→ **Exercise directions**:
Your task is to copy the listing exactly, with the pictures left out.

[Charts and diagrams as code]
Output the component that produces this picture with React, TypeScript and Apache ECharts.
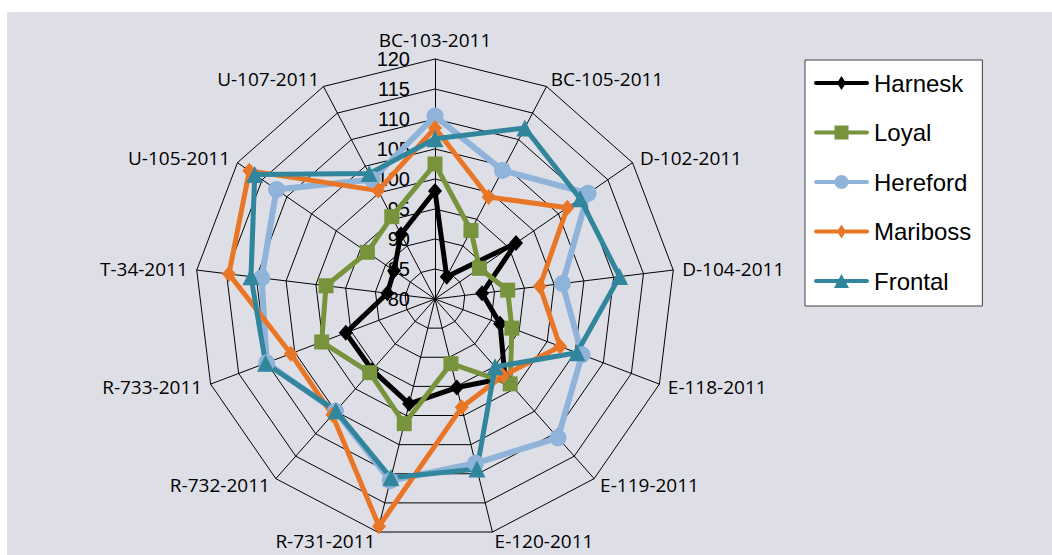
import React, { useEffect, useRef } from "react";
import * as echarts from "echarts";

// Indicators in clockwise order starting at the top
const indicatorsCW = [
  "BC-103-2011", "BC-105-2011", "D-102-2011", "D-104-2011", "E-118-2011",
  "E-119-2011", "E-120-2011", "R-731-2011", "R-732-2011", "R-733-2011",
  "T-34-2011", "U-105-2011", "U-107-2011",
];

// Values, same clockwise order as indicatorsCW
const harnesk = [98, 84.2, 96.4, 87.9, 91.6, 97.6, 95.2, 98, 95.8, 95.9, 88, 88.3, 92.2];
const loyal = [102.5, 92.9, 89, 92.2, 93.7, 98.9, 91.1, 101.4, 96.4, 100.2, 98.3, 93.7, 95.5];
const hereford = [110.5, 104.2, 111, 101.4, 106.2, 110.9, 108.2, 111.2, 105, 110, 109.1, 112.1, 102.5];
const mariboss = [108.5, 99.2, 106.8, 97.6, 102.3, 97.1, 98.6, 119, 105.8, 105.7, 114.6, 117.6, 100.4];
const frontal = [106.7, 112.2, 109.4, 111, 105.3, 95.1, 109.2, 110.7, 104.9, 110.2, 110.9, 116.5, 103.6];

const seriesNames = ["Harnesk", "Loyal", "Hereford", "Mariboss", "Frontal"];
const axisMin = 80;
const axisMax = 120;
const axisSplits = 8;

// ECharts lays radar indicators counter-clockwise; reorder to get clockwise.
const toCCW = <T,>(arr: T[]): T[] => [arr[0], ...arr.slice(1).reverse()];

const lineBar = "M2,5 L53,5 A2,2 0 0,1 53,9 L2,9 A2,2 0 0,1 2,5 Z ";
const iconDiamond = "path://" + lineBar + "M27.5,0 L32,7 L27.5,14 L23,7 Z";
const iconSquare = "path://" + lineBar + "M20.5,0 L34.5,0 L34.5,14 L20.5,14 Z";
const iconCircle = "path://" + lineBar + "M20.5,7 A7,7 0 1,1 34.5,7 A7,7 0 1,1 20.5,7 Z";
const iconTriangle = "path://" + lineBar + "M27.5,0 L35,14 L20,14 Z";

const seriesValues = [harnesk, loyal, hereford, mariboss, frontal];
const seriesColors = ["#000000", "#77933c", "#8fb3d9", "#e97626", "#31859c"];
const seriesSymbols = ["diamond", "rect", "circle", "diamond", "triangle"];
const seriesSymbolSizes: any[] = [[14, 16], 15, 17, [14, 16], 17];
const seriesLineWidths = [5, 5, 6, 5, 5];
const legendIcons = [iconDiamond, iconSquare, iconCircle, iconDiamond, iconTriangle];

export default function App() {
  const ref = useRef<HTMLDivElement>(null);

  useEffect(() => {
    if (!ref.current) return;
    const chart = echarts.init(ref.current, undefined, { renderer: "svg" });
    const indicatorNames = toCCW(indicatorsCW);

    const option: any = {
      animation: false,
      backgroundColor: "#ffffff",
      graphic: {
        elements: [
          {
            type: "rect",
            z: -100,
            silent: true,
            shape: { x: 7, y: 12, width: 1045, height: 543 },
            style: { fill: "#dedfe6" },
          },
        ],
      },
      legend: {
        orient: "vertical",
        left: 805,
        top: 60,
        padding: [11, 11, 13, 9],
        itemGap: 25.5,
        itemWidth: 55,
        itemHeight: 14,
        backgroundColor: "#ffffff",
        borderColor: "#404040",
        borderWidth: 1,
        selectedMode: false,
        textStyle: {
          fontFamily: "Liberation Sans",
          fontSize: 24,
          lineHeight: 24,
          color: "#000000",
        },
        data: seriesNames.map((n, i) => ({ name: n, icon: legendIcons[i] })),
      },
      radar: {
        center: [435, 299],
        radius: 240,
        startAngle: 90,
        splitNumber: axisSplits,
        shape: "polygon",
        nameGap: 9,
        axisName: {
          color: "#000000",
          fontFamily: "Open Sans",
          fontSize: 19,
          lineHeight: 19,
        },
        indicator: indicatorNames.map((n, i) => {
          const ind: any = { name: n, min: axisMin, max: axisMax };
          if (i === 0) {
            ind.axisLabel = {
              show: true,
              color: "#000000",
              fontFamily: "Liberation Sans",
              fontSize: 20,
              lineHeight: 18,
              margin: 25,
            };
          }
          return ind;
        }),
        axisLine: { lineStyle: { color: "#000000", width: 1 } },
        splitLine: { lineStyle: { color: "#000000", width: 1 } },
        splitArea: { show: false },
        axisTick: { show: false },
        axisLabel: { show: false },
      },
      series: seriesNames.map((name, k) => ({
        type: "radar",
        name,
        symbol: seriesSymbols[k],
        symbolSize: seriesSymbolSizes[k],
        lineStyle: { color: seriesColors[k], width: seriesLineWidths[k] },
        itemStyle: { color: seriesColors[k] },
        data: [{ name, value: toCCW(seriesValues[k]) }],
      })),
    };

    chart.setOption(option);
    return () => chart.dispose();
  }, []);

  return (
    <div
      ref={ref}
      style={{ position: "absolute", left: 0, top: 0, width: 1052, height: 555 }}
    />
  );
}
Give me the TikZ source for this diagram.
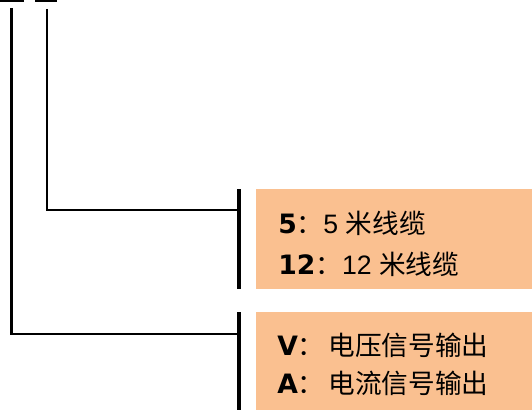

→ **Answer for the task**:
Output the component that produces this picture with React, TypeScript and Apache ECharts.
import React, { useEffect, useRef } from "react";
import * as echarts from "echarts";

// Indicators in clockwise order starting at the top
const indicatorsCW = [
  "BC-103-2011", "BC-105-2011", "D-102-2011", "D-104-2011", "E-118-2011",
  "E-119-2011", "E-120-2011", "R-731-2011", "R-732-2011", "R-733-2011",
  "T-34-2011", "U-105-2011", "U-107-2011",
];

// Values, same clockwise order as indicatorsCW
const harnesk = [98, 84.2, 96.4, 87.9, 91.6, 97.6, 95.2, 98, 95.8, 95.9, 88, 88.3, 92.2];
const loyal = [102.5, 92.9, 89, 92.2, 93.7, 98.9, 91.1, 101.4, 96.4, 100.2, 98.3, 93.7, 95.5];
const hereford = [110.5, 104.2, 111, 101.4, 106.2, 110.9, 108.2, 111.2, 105, 110, 109.1, 112.1, 102.5];
const mariboss = [108.5, 99.2, 106.8, 97.6, 102.3, 97.1, 98.6, 119, 105.8, 105.7, 114.6, 117.6, 100.4];
const frontal = [106.7, 112.2, 109.4, 111, 105.3, 95.1, 109.2, 110.7, 104.9, 110.2, 110.9, 116.5, 103.6];

const seriesNames = ["Harnesk", "Loyal", "Hereford", "Mariboss", "Frontal"];
const axisMin = 80;
const axisMax = 120;
const axisSplits = 8;

// ECharts lays radar indicators counter-clockwise; reorder to get clockwise.
const toCCW = <T,>(arr: T[]): T[] => [arr[0], ...arr.slice(1).reverse()];

const lineBar = "M2,5 L53,5 A2,2 0 0,1 53,9 L2,9 A2,2 0 0,1 2,5 Z ";
const iconDiamond = "path://" + lineBar + "M27.5,0 L32,7 L27.5,14 L23,7 Z";
const iconSquare = "path://" + lineBar + "M20.5,0 L34.5,0 L34.5,14 L20.5,14 Z";
const iconCircle = "path://" + lineBar + "M20.5,7 A7,7 0 1,1 34.5,7 A7,7 0 1,1 20.5,7 Z";
const iconTriangle = "path://" + lineBar + "M27.5,0 L35,14 L20,14 Z";

const seriesValues = [harnesk, loyal, hereford, mariboss, frontal];
const seriesColors = ["#000000", "#77933c", "#8fb3d9", "#e97626", "#31859c"];
const seriesSymbols = ["diamond", "rect", "circle", "diamond", "triangle"];
const seriesSymbolSizes: any[] = [[14, 16], 15, 17, [14, 16], 17];
const seriesLineWidths = [5, 5, 6, 5, 5];
const legendIcons = [iconDiamond, iconSquare, iconCircle, iconDiamond, iconTriangle];

export default function App() {
  const ref = useRef<HTMLDivElement>(null);

  useEffect(() => {
    if (!ref.current) return;
    const chart = echarts.init(ref.current, undefined, { renderer: "svg" });
    const indicatorNames = toCCW(indicatorsCW);

    const option: any = {
      animation: false,
      backgroundColor: "#ffffff",
      graphic: {
        elements: [
          {
            type: "rect",
            z: -100,
            silent: true,
            shape: { x: 7, y: 12, width: 1045, height: 543 },
            style: { fill: "#dedfe6" },
          },
        ],
      },
      legend: {
        orient: "vertical",
        left: 805,
        top: 60,
        padding: [11, 11, 13, 9],
        itemGap: 25.5,
        itemWidth: 55,
        itemHeight: 14,
        backgroundColor: "#ffffff",
        borderColor: "#404040",
        borderWidth: 1,
        selectedMode: false,
        textStyle: {
          fontFamily: "Liberation Sans",
          fontSize: 24,
          lineHeight: 24,
          color: "#000000",
        },
        data: seriesNames.map((n, i) => ({ name: n, icon: legendIcons[i] })),
      },
      radar: {
        center: [435, 299],
        radius: 240,
        startAngle: 90,
        splitNumber: axisSplits,
        shape: "polygon",
        nameGap: 9,
        axisName: {
          color: "#000000",
          fontFamily: "Open Sans",
          fontSize: 19,
          lineHeight: 19,
        },
        indicator: indicatorNames.map((n, i) => {
          const ind: any = { name: n, min: axisMin, max: axisMax };
          if (i === 0) {
            ind.axisLabel = {
              show: true,
              color: "#000000",
              fontFamily: "Liberation Sans",
              fontSize: 20,
              lineHeight: 18,
              margin: 25,
            };
          }
          return ind;
        }),
        axisLine: { lineStyle: { color: "#000000", width: 1 } },
        splitLine: { lineStyle: { color: "#000000", width: 1 } },
        splitArea: { show: false },
        axisTick: { show: false },
        axisLabel: { show: false },
      },
      series: seriesNames.map((name, k) => ({
        type: "radar",
        name,
        symbol: seriesSymbols[k],
        symbolSize: seriesSymbolSizes[k],
        lineStyle: { color: seriesColors[k], width: seriesLineWidths[k] },
        itemStyle: { color: seriesColors[k] },
        data: [{ name, value: toCCW(seriesValues[k]) }],
      })),
    };

    chart.setOption(option);
    return () => chart.dispose();
  }, []);

  return (
    <div
      ref={ref}
      style={{ position: "absolute", left: 0, top: 0, width: 1052, height: 555 }}
    />
  );
}
Give me the TikZ source for this diagram.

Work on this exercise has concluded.